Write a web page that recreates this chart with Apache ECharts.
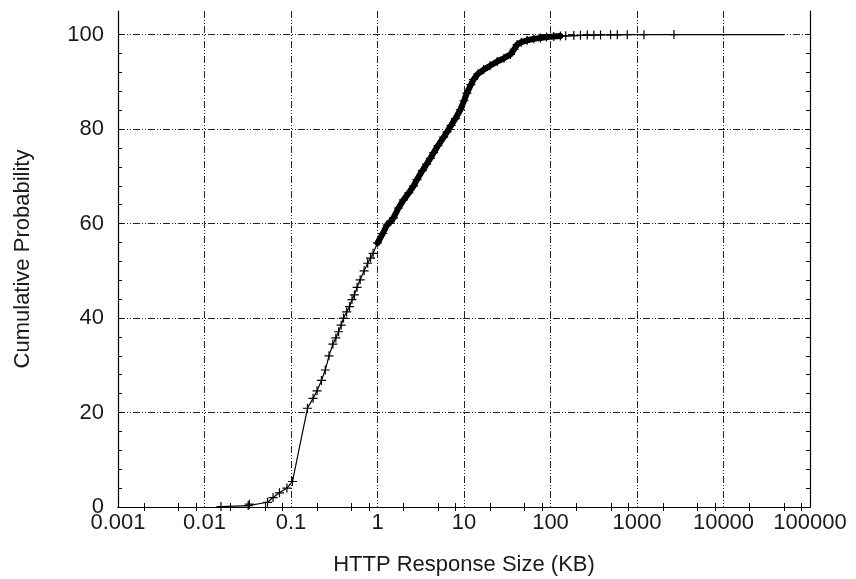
<!DOCTYPE html>
<html>
<head>
<meta charset="utf-8">
<script src="https://cdn.jsdelivr.net/npm/echarts@6/dist/echarts.min.js"></script>
<style>
html,body{margin:0;padding:0;background:#fff;}
#chart{width:856px;height:579px;}
</style>
</head>
<body>
<div id="chart"></div>
<script>
// ---- data ----
var sizeKB = [0.0155, 0.032, 0.033, 0.0535, 0.062, 0.0736, 0.0897, 0.104, 0.155,
  0.18, 0.20, 0.225, 0.249, 0.275, 0.305, 0.33, 0.355, 0.38, 0.405, 0.44, 0.475, 0.507,
  0.54, 0.58, 0.63, 0.70, 0.77, 0.83, 0.89, 1.0, 1.15, 1.29, 1.41, 1.53, 1.75, 2.0,
  2.3, 2.62, 2.86, 3.3, 3.7, 4.08, 4.46, 5.0, 5.83, 6.37, 7.1, 7.95, 9.08, 10.0,
  10.8, 12.0, 12.9, 14.5, 16.9, 20.0, 24.2, 29.0, 34.4, 38.0, 41.1, 46.0, 53.7,
  64.0, 76.6, 90, 109, 130, 150, 186, 222, 266, 317, 379, 495, 592, 772, 1203, 2675];
var cumPct = [0.1, 0.3, 0.6, 1.0, 2.0, 3.0, 4.0, 5.4, 20.9,
  23.0, 24.6, 26.8, 29.0, 32.0, 34.5, 35.8, 37.1, 38.5, 40.0, 41.3, 42.4, 43.9,
  44.9, 46.5, 48.1, 50.0, 51.6, 52.7, 53.7, 55.9, 57.9, 59.7, 60.4, 61.2, 63.3, 65.0,
  66.5, 68.0, 69.3, 71.2, 72.6, 73.8, 75.0, 76.5, 78.3, 79.4, 80.8, 82.2, 84.1, 86.0,
  87.6, 89.4, 90.5, 91.7, 92.6, 93.4, 94.3, 95.0, 95.8, 96.9, 97.9, 98.4, 98.8,
  99.1, 99.3, 99.5, 99.6, 99.7, 99.75, 99.8, 99.85, 99.9, 99.9, 99.92, 99.95, 99.96, 99.97, 99.98, 100];
// trailing line segment after the last marker
var tailKB = [2675, 50000];
var tailPct = [100, 100];
// range where markers overlap into a solid band
var denseFromKB = 0.9, denseToKB = 130;

var xTickValues = [0.001, 0.01, 0.1, 1, 10, 100, 1000, 10000, 100000];
var xTickLabels = ['0.001', '0.01', '0.1', '1', '10', '100', '1000', '10000', '100000'];
var xMinorMult = [2, 5, 8];
var yTickValues = [0, 20, 40, 60, 80, 100];

// ---- build ----
var pts = sizeKB.map(function (x, i) { return [x, cumPct[i]]; });
var densePts = pts.filter(function (p) { return p[0] >= denseFromKB && p[0] <= denseToKB; });
var tailPts = tailKB.map(function (x, i) { return [x, tailPct[i]]; });

var xMinorTicks = [];
for (var d = 0; d < xTickValues.length - 1; d++) {
  xMinorMult.forEach(function (m) { xMinorTicks.push(+(xTickValues[d] * m).toPrecision(6)); });
}
var yMinorTicks = [];
for (var v = 0; v <= 100; v += 4) yMinorTicks.push(v);

var FONT = '"Liberation Sans", Arial, sans-serif';
var TXT = '#1a1a1a';
var gridDash = { color: '#222', width: 1, type: [7, 2, 1, 2, 1, 2] };
var plus = 'path://M0,3.9H9V5.1H0Z M3.9,0H5.1V9H3.9Z';

function xLabel(val) {
  var i = Math.round(Math.log(val) / Math.LN10) + 3;
  return xTickLabels[i] !== undefined ? xTickLabels[i] : '';
}

var chart = echarts.init(document.getElementById('chart'), null, { renderer: 'canvas' });
chart.setOption({
  animation: false,
  backgroundColor: '#fff',
  grid: { left: 118, right: 46, top: 11, bottom: 72, containLabel: false, outerBoundsMode: 'none' },
  xAxis: [
    {
      type: 'log', logBase: 10, min: 0.001, max: 100000, splitNumber: 8, position: 'bottom',
      name: 'HTTP Response Size (KB)', nameLocation: 'middle', nameGap: 47,
      nameTextStyle: { fontFamily: FONT, fontSize: 22, color: TXT },
      axisLine: { show: true, lineStyle: { color: '#000', width: 1.2 } },
      axisTick: { show: false },
      axisLabel: { fontFamily: FONT, fontSize: 22, color: TXT, margin: 5, formatter: xLabel,
        showMinLabel: true, showMaxLabel: true },
      splitLine: { show: true, showMinLine: false, showMaxLine: false, lineStyle: gridDash }
    },
    {
      type: 'log', logBase: 10, min: 0.001, max: 100000, position: 'bottom',
      axisLine: { show: false }, axisLabel: { show: false }, splitLine: { show: false },
      axisTick: { show: true, inside: true, length: 4, customValues: xMinorTicks, lineStyle: { color: '#000' } }
    },
    {
      type: 'log', logBase: 10, min: 0.001, max: 100000, position: 'top',
      axisLine: { show: true, lineStyle: { color: '#000', width: 1.2 } },
      axisLabel: { show: false }, splitLine: { show: false },
      axisTick: { show: true, inside: true, length: 4, customValues: xMinorTicks, lineStyle: { color: '#000' } }
    }
  ],
  yAxis: [
    {
      type: 'value', min: 0, max: 105, interval: 20, position: 'left',
      name: 'Cumulative Probability', nameLocation: 'middle', nameGap: 84, nameRotate: 90,
      nameTextStyle: { fontFamily: FONT, fontSize: 22, color: TXT },
      axisLine: { show: true, lineStyle: { color: '#000', width: 1.2 } },
      axisTick: { show: false },
      axisLabel: { fontFamily: FONT, fontSize: 22, color: TXT, margin: 14,
        customValues: yTickValues },
      splitLine: { show: true, showMinLine: false, showMaxLine: false, lineStyle: gridDash }
    },
    {
      type: 'value', min: 0, max: 105, position: 'left',
      axisLine: { show: false }, axisLabel: { show: false }, splitLine: { show: false },
      axisTick: { show: true, inside: true, length: 4, customValues: yMinorTicks, lineStyle: { color: '#000' } }
    },
    {
      type: 'value', min: 0, max: 105, position: 'right',
      axisLine: { show: true, lineStyle: { color: '#000', width: 1.2 } },
      axisLabel: { show: false }, splitLine: { show: false },
      axisTick: { show: true, inside: true, length: 4, customValues: yMinorTicks, lineStyle: { color: '#000' } }
    }
  ],
  series: [
    {
      name: 'band', type: 'line', xAxisIndex: 0, yAxisIndex: 0, data: densePts,
      symbol: 'none', lineStyle: { color: '#000', width: 6, join: 'round', cap: 'round' }, z: 3, silent: true
    },
    {
      name: 'tail', type: 'line', xAxisIndex: 0, yAxisIndex: 0, data: tailPts,
      symbol: 'none', lineStyle: { color: '#000', width: 1.2 }, z: 3, silent: true
    },
    {
      name: 'CDF', type: 'line', xAxisIndex: 0, yAxisIndex: 0, data: pts,
      symbol: plus, symbolSize: 9, showAllSymbol: true,
      itemStyle: { color: '#000' },
      lineStyle: { color: '#000', width: 1.2 }, z: 4
    }
  ]
});
</script>
</body>
</html>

***

Restate the whole listing above exactly, except for its images.

**Right answer:**
Write a web page that recreates this chart with Apache ECharts.
<!DOCTYPE html>
<html>
<head>
<meta charset="utf-8">
<script src="https://cdn.jsdelivr.net/npm/echarts@6/dist/echarts.min.js"></script>
<style>
html,body{margin:0;padding:0;background:#fff;}
#chart{width:856px;height:579px;}
</style>
</head>
<body>
<div id="chart"></div>
<script>
// ---- data ----
var sizeKB = [0.0155, 0.032, 0.033, 0.0535, 0.062, 0.0736, 0.0897, 0.104, 0.155,
  0.18, 0.20, 0.225, 0.249, 0.275, 0.305, 0.33, 0.355, 0.38, 0.405, 0.44, 0.475, 0.507,
  0.54, 0.58, 0.63, 0.70, 0.77, 0.83, 0.89, 1.0, 1.15, 1.29, 1.41, 1.53, 1.75, 2.0,
  2.3, 2.62, 2.86, 3.3, 3.7, 4.08, 4.46, 5.0, 5.83, 6.37, 7.1, 7.95, 9.08, 10.0,
  10.8, 12.0, 12.9, 14.5, 16.9, 20.0, 24.2, 29.0, 34.4, 38.0, 41.1, 46.0, 53.7,
  64.0, 76.6, 90, 109, 130, 150, 186, 222, 266, 317, 379, 495, 592, 772, 1203, 2675];
var cumPct = [0.1, 0.3, 0.6, 1.0, 2.0, 3.0, 4.0, 5.4, 20.9,
  23.0, 24.6, 26.8, 29.0, 32.0, 34.5, 35.8, 37.1, 38.5, 40.0, 41.3, 42.4, 43.9,
  44.9, 46.5, 48.1, 50.0, 51.6, 52.7, 53.7, 55.9, 57.9, 59.7, 60.4, 61.2, 63.3, 65.0,
  66.5, 68.0, 69.3, 71.2, 72.6, 73.8, 75.0, 76.5, 78.3, 79.4, 80.8, 82.2, 84.1, 86.0,
  87.6, 89.4, 90.5, 91.7, 92.6, 93.4, 94.3, 95.0, 95.8, 96.9, 97.9, 98.4, 98.8,
  99.1, 99.3, 99.5, 99.6, 99.7, 99.75, 99.8, 99.85, 99.9, 99.9, 99.92, 99.95, 99.96, 99.97, 99.98, 100];
// trailing line segment after the last marker
var tailKB = [2675, 50000];
var tailPct = [100, 100];
// range where markers overlap into a solid band
var denseFromKB = 0.9, denseToKB = 130;

var xTickValues = [0.001, 0.01, 0.1, 1, 10, 100, 1000, 10000, 100000];
var xTickLabels = ['0.001', '0.01', '0.1', '1', '10', '100', '1000', '10000', '100000'];
var xMinorMult = [2, 5, 8];
var yTickValues = [0, 20, 40, 60, 80, 100];

// ---- build ----
var pts = sizeKB.map(function (x, i) { return [x, cumPct[i]]; });
var densePts = pts.filter(function (p) { return p[0] >= denseFromKB && p[0] <= denseToKB; });
var tailPts = tailKB.map(function (x, i) { return [x, tailPct[i]]; });

var xMinorTicks = [];
for (var d = 0; d < xTickValues.length - 1; d++) {
  xMinorMult.forEach(function (m) { xMinorTicks.push(+(xTickValues[d] * m).toPrecision(6)); });
}
var yMinorTicks = [];
for (var v = 0; v <= 100; v += 4) yMinorTicks.push(v);

var FONT = '"Liberation Sans", Arial, sans-serif';
var TXT = '#1a1a1a';
var gridDash = { color: '#222', width: 1, type: [7, 2, 1, 2, 1, 2] };
var plus = 'path://M0,3.9H9V5.1H0Z M3.9,0H5.1V9H3.9Z';

function xLabel(val) {
  var i = Math.round(Math.log(val) / Math.LN10) + 3;
  return xTickLabels[i] !== undefined ? xTickLabels[i] : '';
}

var chart = echarts.init(document.getElementById('chart'), null, { renderer: 'canvas' });
chart.setOption({
  animation: false,
  backgroundColor: '#fff',
  grid: { left: 118, right: 46, top: 11, bottom: 72, containLabel: false, outerBoundsMode: 'none' },
  xAxis: [
    {
      type: 'log', logBase: 10, min: 0.001, max: 100000, splitNumber: 8, position: 'bottom',
      name: 'HTTP Response Size (KB)', nameLocation: 'middle', nameGap: 47,
      nameTextStyle: { fontFamily: FONT, fontSize: 22, color: TXT },
      axisLine: { show: true, lineStyle: { color: '#000', width: 1.2 } },
      axisTick: { show: false },
      axisLabel: { fontFamily: FONT, fontSize: 22, color: TXT, margin: 5, formatter: xLabel,
        showMinLabel: true, showMaxLabel: true },
      splitLine: { show: true, showMinLine: false, showMaxLine: false, lineStyle: gridDash }
    },
    {
      type: 'log', logBase: 10, min: 0.001, max: 100000, position: 'bottom',
      axisLine: { show: false }, axisLabel: { show: false }, splitLine: { show: false },
      axisTick: { show: true, inside: true, length: 4, customValues: xMinorTicks, lineStyle: { color: '#000' } }
    },
    {
      type: 'log', logBase: 10, min: 0.001, max: 100000, position: 'top',
      axisLine: { show: true, lineStyle: { color: '#000', width: 1.2 } },
      axisLabel: { show: false }, splitLine: { show: false },
      axisTick: { show: true, inside: true, length: 4, customValues: xMinorTicks, lineStyle: { color: '#000' } }
    }
  ],
  yAxis: [
    {
      type: 'value', min: 0, max: 105, interval: 20, position: 'left',
      name: 'Cumulative Probability', nameLocation: 'middle', nameGap: 84, nameRotate: 90,
      nameTextStyle: { fontFamily: FONT, fontSize: 22, color: TXT },
      axisLine: { show: true, lineStyle: { color: '#000', width: 1.2 } },
      axisTick: { show: false },
      axisLabel: { fontFamily: FONT, fontSize: 22, color: TXT, margin: 14,
        customValues: yTickValues },
      splitLine: { show: true, showMinLine: false, showMaxLine: false, lineStyle: gridDash }
    },
    {
      type: 'value', min: 0, max: 105, position: 'left',
      axisLine: { show: false }, axisLabel: { show: false }, splitLine: { show: false },
      axisTick: { show: true, inside: true, length: 4, customValues: yMinorTicks, lineStyle: { color: '#000' } }
    },
    {
      type: 'value', min: 0, max: 105, position: 'right',
      axisLine: { show: true, lineStyle: { color: '#000', width: 1.2 } },
      axisLabel: { show: false }, splitLine: { show: false },
      axisTick: { show: true, inside: true, length: 4, customValues: yMinorTicks, lineStyle: { color: '#000' } }
    }
  ],
  series: [
    {
      name: 'band', type: 'line', xAxisIndex: 0, yAxisIndex: 0, data: densePts,
      symbol: 'none', lineStyle: { color: '#000', width: 6, join: 'round', cap: 'round' }, z: 3, silent: true
    },
    {
      name: 'tail', type: 'line', xAxisIndex: 0, yAxisIndex: 0, data: tailPts,
      symbol: 'none', lineStyle: { color: '#000', width: 1.2 }, z: 3, silent: true
    },
    {
      name: 'CDF', type: 'line', xAxisIndex: 0, yAxisIndex: 0, data: pts,
      symbol: plus, symbolSize: 9, showAllSymbol: true,
      itemStyle: { color: '#000' },
      lineStyle: { color: '#000', width: 1.2 }, z: 4
    }
  ]
});
</script>
</body>
</html>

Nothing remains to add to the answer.